▸ **Source excerpt**:
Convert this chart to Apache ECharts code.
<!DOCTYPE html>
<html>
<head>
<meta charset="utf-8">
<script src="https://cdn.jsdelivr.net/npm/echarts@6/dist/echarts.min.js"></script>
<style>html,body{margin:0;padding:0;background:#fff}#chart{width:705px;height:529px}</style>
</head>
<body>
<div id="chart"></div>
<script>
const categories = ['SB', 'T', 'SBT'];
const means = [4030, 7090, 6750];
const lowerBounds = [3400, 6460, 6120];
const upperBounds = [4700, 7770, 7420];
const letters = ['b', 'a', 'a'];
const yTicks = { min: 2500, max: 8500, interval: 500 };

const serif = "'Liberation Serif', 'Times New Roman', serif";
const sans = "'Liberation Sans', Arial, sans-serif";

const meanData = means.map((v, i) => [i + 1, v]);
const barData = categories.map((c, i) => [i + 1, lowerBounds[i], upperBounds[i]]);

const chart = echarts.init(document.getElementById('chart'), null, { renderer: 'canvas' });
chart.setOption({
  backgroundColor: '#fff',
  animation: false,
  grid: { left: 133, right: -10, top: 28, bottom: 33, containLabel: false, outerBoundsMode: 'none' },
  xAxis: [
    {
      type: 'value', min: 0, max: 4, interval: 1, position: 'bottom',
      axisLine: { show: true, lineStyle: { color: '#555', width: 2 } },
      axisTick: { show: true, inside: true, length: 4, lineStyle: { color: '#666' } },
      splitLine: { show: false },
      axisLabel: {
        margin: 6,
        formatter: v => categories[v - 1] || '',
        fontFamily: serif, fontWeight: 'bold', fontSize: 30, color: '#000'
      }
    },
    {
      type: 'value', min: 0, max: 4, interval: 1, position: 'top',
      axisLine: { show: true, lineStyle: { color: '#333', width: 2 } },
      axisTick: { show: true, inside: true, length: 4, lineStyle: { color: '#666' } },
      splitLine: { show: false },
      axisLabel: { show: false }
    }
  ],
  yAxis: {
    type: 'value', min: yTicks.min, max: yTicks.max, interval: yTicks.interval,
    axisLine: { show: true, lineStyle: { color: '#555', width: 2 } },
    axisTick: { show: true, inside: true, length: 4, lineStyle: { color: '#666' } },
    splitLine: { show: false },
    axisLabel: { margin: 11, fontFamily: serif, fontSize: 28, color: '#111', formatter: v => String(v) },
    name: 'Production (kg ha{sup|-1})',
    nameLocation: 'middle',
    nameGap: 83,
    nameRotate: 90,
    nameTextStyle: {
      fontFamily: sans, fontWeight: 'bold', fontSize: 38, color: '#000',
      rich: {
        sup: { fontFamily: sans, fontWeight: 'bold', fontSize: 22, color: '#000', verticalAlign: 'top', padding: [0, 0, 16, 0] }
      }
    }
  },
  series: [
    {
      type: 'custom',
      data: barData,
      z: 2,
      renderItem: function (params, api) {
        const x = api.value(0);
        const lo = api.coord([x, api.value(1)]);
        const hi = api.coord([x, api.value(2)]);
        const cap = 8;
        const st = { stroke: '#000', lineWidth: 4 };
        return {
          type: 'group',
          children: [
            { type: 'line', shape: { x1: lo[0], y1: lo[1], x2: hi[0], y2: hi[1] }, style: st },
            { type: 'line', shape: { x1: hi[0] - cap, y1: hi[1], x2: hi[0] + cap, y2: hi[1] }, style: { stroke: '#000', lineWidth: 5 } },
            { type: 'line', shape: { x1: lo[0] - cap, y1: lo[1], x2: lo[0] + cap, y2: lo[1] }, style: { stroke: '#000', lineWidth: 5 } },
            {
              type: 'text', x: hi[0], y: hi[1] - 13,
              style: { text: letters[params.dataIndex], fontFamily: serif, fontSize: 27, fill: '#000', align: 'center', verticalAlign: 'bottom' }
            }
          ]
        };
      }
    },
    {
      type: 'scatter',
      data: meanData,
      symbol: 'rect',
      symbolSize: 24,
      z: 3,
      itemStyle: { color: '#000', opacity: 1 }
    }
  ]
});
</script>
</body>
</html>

▸ **Exercise prompt**: Copy every line exactly. Leave nothing out.

▸ **Problem solution**:
Convert this chart to Apache ECharts code.
<!DOCTYPE html>
<html>
<head>
<meta charset="utf-8">
<script src="https://cdn.jsdelivr.net/npm/echarts@6/dist/echarts.min.js"></script>
<style>html,body{margin:0;padding:0;background:#fff}#chart{width:705px;height:529px}</style>
</head>
<body>
<div id="chart"></div>
<script>
const categories = ['SB', 'T', 'SBT'];
const means = [4030, 7090, 6750];
const lowerBounds = [3400, 6460, 6120];
const upperBounds = [4700, 7770, 7420];
const letters = ['b', 'a', 'a'];
const yTicks = { min: 2500, max: 8500, interval: 500 };

const serif = "'Liberation Serif', 'Times New Roman', serif";
const sans = "'Liberation Sans', Arial, sans-serif";

const meanData = means.map((v, i) => [i + 1, v]);
const barData = categories.map((c, i) => [i + 1, lowerBounds[i], upperBounds[i]]);

const chart = echarts.init(document.getElementById('chart'), null, { renderer: 'canvas' });
chart.setOption({
  backgroundColor: '#fff',
  animation: false,
  grid: { left: 133, right: -10, top: 28, bottom: 33, containLabel: false, outerBoundsMode: 'none' },
  xAxis: [
    {
      type: 'value', min: 0, max: 4, interval: 1, position: 'bottom',
      axisLine: { show: true, lineStyle: { color: '#555', width: 2 } },
      axisTick: { show: true, inside: true, length: 4, lineStyle: { color: '#666' } },
      splitLine: { show: false },
      axisLabel: {
        margin: 6,
        formatter: v => categories[v - 1] || '',
        fontFamily: serif, fontWeight: 'bold', fontSize: 30, color: '#000'
      }
    },
    {
      type: 'value', min: 0, max: 4, interval: 1, position: 'top',
      axisLine: { show: true, lineStyle: { color: '#333', width: 2 } },
      axisTick: { show: true, inside: true, length: 4, lineStyle: { color: '#666' } },
      splitLine: { show: false },
      axisLabel: { show: false }
    }
  ],
  yAxis: {
    type: 'value', min: yTicks.min, max: yTicks.max, interval: yTicks.interval,
    axisLine: { show: true, lineStyle: { color: '#555', width: 2 } },
    axisTick: { show: true, inside: true, length: 4, lineStyle: { color: '#666' } },
    splitLine: { show: false },
    axisLabel: { margin: 11, fontFamily: serif, fontSize: 28, color: '#111', formatter: v => String(v) },
    name: 'Production (kg ha{sup|-1})',
    nameLocation: 'middle',
    nameGap: 83,
    nameRotate: 90,
    nameTextStyle: {
      fontFamily: sans, fontWeight: 'bold', fontSize: 38, color: '#000',
      rich: {
        sup: { fontFamily: sans, fontWeight: 'bold', fontSize: 22, color: '#000', verticalAlign: 'top', padding: [0, 0, 16, 0] }
      }
    }
  },
  series: [
    {
      type: 'custom',
      data: barData,
      z: 2,
      renderItem: function (params, api) {
        const x = api.value(0);
        const lo = api.coord([x, api.value(1)]);
        const hi = api.coord([x, api.value(2)]);
        const cap = 8;
        const st = { stroke: '#000', lineWidth: 4 };
        return {
          type: 'group',
          children: [
            { type: 'line', shape: { x1: lo[0], y1: lo[1], x2: hi[0], y2: hi[1] }, style: st },
            { type: 'line', shape: { x1: hi[0] - cap, y1: hi[1], x2: hi[0] + cap, y2: hi[1] }, style: { stroke: '#000', lineWidth: 5 } },
            { type: 'line', shape: { x1: lo[0] - cap, y1: lo[1], x2: lo[0] + cap, y2: lo[1] }, style: { stroke: '#000', lineWidth: 5 } },
            {
              type: 'text', x: hi[0], y: hi[1] - 13,
              style: { text: letters[params.dataIndex], fontFamily: serif, fontSize: 27, fill: '#000', align: 'center', verticalAlign: 'bottom' }
            }
          ]
        };
      }
    },
    {
      type: 'scatter',
      data: meanData,
      symbol: 'rect',
      symbolSize: 24,
      z: 3,
      itemStyle: { color: '#000', opacity: 1 }
    }
  ]
});
</script>
</body>
</html>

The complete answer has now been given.